Do tempo em que o “Sistema de Patrulhas” era aplicado e não apenas um nome no
rol das lembranças, onde a Bandeirola de Patrulha era cuidada, honrada e
respeitada e nunca era largada no chão.
Como
escreveu o senhor, do tempo da B.O.I.A. nos hasteamentos e arreamentos. E para
quem não conhece a sigla significa Bandeira, Oração, Inspeção e Avisos. Lembro
como o nosso GE (pequeno e um dos poucos no Estado do Rio Grande do Sul que não
era patrocinado por ninguém) buscava apoio na comunidade, participava de
campanhas, guarda à Pira da Pátria, ajudava na organização do desfile cívico e
era conhecido e conceituado na comunidade.
Francisco
Floriano de Paula e Caio Vianna Martins eram nomes conhecidos, mas como se diz
aqui na minha terra, era no tempo em que se amarrava cachorro com linguiça. Hoje
não vemos mais nada disso.
Vemos
jovens que não tem motivação, pois não existe mais com que motivá-los. Escotistas
(tenho horror dessa palavra) que não sabem o que é Escotismo. Cursos que são
uma piada de mau gosto e taxas, taxas e mais taxas. Não se dá o devido valor
aos antigos Escoteiros formando as chamadas Patrulhas Dinossauro nos GE. Não se
convida os antigos membros para participar ou mesmo visitar um acampamento. E
sabe por quê? Pelo simples fato de que os Escotistas de hoje tem medo de ouvir:
“No meu tempo de Escoteiro era diferente!” Tem medo de ter que dar explicação
para os jovens dos motivos que levaram as mudanças. Culpa deles? Não, pois nem eles
mesmos sabem dos motivos, guardados a sete chaves pelos medalhões.

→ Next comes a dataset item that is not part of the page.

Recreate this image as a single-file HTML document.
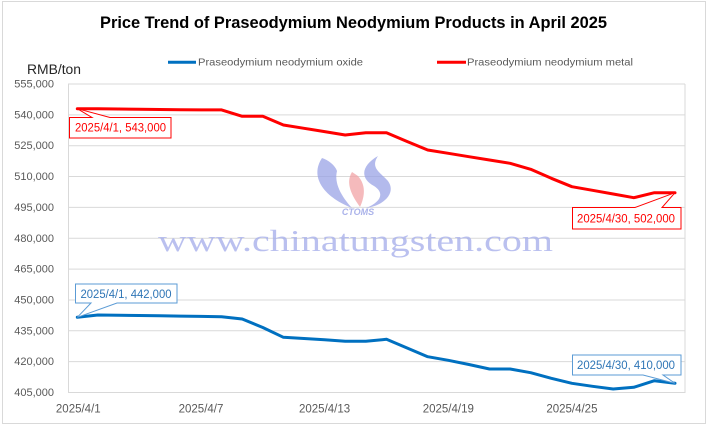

No Brasil o Escotismo criado por BP não existe
mais. Temos um simulacro, militarizado ou completamente solto. Uma disciplina
imposta ou ignorada e não mais aquela disciplina que vinha de “dentro para
fora” na medida em que íamos aprendendo o que era o Movimento Escoteiro. Tínhamos
os “Escoteiros” e não como hoje “Escoteiro disso” ou “Escoteiro daquilo”. Nada
contra, pois são tentativas de uma volta as origens, mas que (até onde consegui
ver) não conseguiram descobrir a verdadeira origem do Escotismo ou são
impedidas de praticá-lo.
O
senhor listou quatro pontos: - Programa, Apresentação pessoal,
Formação/qualificação do Chefe e Ouvir sempre o ponto de vista do jovem. Todos
são válidos, mas se não resgatarmos a “Tradição Escoteira” e o “Escotismo de
B.P.” eles de nada valerão. Se não devolvermos ao jovem o “Orgulho de ser
Escoteiro” ele continuará a buscar isso em outros locais nem sempre muito
recomendados.
É inerente ao jovem participar de um
agrupamento de iguais e buscar reconhecimento. B.P. identificou esse fato e
criou um movimento voltado para aproveitar essa energia, esse sentimento de
agregação, dando um norte e uma filosofia de vida baseada no caráter e na
honra. E hoje, aqui no Brasil, foi realizado um excelente trabalho no sentido
de desmantelar todo esse esforço e banalizar o termo Escoteiro a tal ponto que
o jovem sente vergonha de ser identificado com Escoteiro e chegar à reunião com
o seu uniforme ou aquele simulacro de uniforme adotado atualmente.
O
senhor deve ter notado que não tenho participado muito das suas postagens, mas
isso não significa que não estou acompanhando elas, mas sim que sei que vou
acabar em uma ou outra rusga com alguém. Sou chato demais nesse ponto e para
mim, quando eu fiz a minha Promessa Escoteira foi para toda a vida. E a minha
promessa não foi para o que se apresenta hoje como Escotismo, mas sim para o
Escotismo de Baden Powell que estava em espírito representado na foto colorida
sobre a mesa, entre o machado no tronco de Gilwell e a vela votiva com a
promessa.
Deixo
aqui o meu (considerado arcaico) Sempre Alerta e os meus votos de força e
perseverança nessa sua jornada, a qual com certeza eu não escolheria por causa
de meu pavio curto.
Um Velho Escoteiro com muito orgulho.
Rogério
Joaquim Sarczuk me
escreveu esta carta há quase dois anos. A guardei com carinho. Rogério foi um Escoteiro
do tipo que existia no passado onde o orgulho de ser Escoteiro começava no
uniforme e terminava no amor da patrulha. Lendo hoje resolvi publicar. A ele
meu forte abraço fraterno e meu Anrê pela sua dedicação no tempo das diligências
cujo escotismo ele guarda com muito amor em seu coração.